Proverbs 31: The Lost Verses

by Rachel Held Evans Read Distraction Free
Winephoto © 2009 Josep Ma. Rosell | more info (via: Wylio)

When was the last time you heard this passage of Scripture discussed at a Christian conference? 

The sayings of King Lemuel—an inspired utterance his mother taught him.
Listen, my son! Listen, son of my womb!  Listen, my son, the answer to my prayers! 
Do not spend your strength on women,  your vigor on those who ruin kings.
It is not for kings to drink wine, not for rulers to crave beer, 
lest they drink and forget what has been decreed, and deprive all the oppressed of their rights.  
Let beer be for those who are perishing, wine for those who are in anguish! 
Let them drink and forget their poverty and remember their misery no more. 
Speak up for those who cannot speak for themselves, for the rights of all who are destitute. 
Speak up and judge fairly;  defend the rights of the poor and needy.

Believe it or not, this passage comes from the first nine verses of Proverbs 31. 

While Christians seem utterly fixated by the part of the passage that celebrates the virtues of an excellent wife, little is said about the introduction to the oracle, which was taught to King Lemuel by his mother. 

Since childhood I’ve been familiar with the so-called “Proverbs 31 Woman.” Hundreds of books have been written on verses 10-31, and thousands of women have attended conferences based the wife that is describe there.  I knew that she rose before dawn each day to prepare breakfast for her family. I knew that she was a master seamstress and smart businesswoman. And I'd been told that every woman who wants to honor God and her husband should look to her as a model. 

But what about speaking up for those who cannot speak for themselves? What about defending the rights of the needy? What about saving wine for the poor and beer for the suffering? 

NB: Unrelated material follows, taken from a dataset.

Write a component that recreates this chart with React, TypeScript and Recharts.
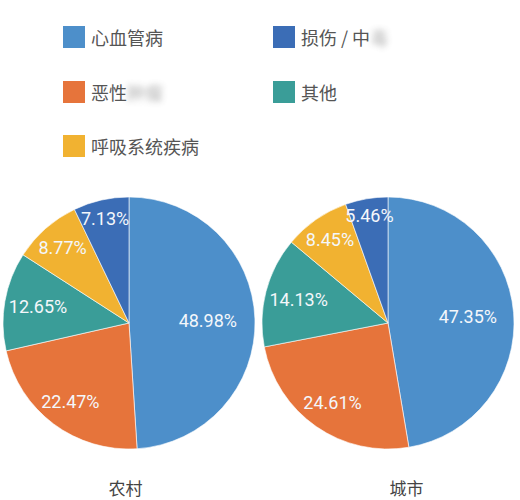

It seems to me that the real woman behind Proverbs 31 is not the “excellent wife” described in the poem, but the mother of the king responsible for it And she had a lot more to say than we’ve been giving her credit for—not just about choosing a good wife, but about public policy and personal ethics…and beer.  

So on Sunday I resolved that if I’m going to observe Proverbs 31 for my year of biblical womanhood, I might as well observe the whole thing.  Rather than sending a case of wine to the nearest homeless shelter, I decided to write a letter to the closest thing I have to a king—the president. 

Dear Mr. President, 

Thank you for your service to this country and for the strong leadership you have exhibited during tough times. I am thankful for the progress that has been made in reforming the health care system, securing nuclear weapons, repealing “Don’t Ask Don’t Tell, ending the practice of torture, reforming mandatory minimum prison sentences, withdrawing from Iraq, and creating green jobs and incentives.  There is more to be done of course, but I appreciate your efforts in these areas and the civility and class with which you address them before the public. 

The book of Proverbs includes a poem that King Lemuel’s mother taught him. I thought it included some good advice: 

Avoid flatterers and tempters. 

Be careful of overindulging when so many in your country are hurting.  

Speak up or those who cannot speak for themselves. 

Defend the rights of the poor and the forgotten. 

Judge fairly.

Honor a good wife. 

I wish you, Michelle, and the girls all the best as together you take on the hardest job in the world. 


Rachel Evans 
Dayton, Tennessee 

Were you familiar with the first nine verses of Proverbs 31? Why do you think they aren’t taken as seriously as verses 10-31? What does this say about how we filter and interpret Scripture, especially regarding what it has to say about women?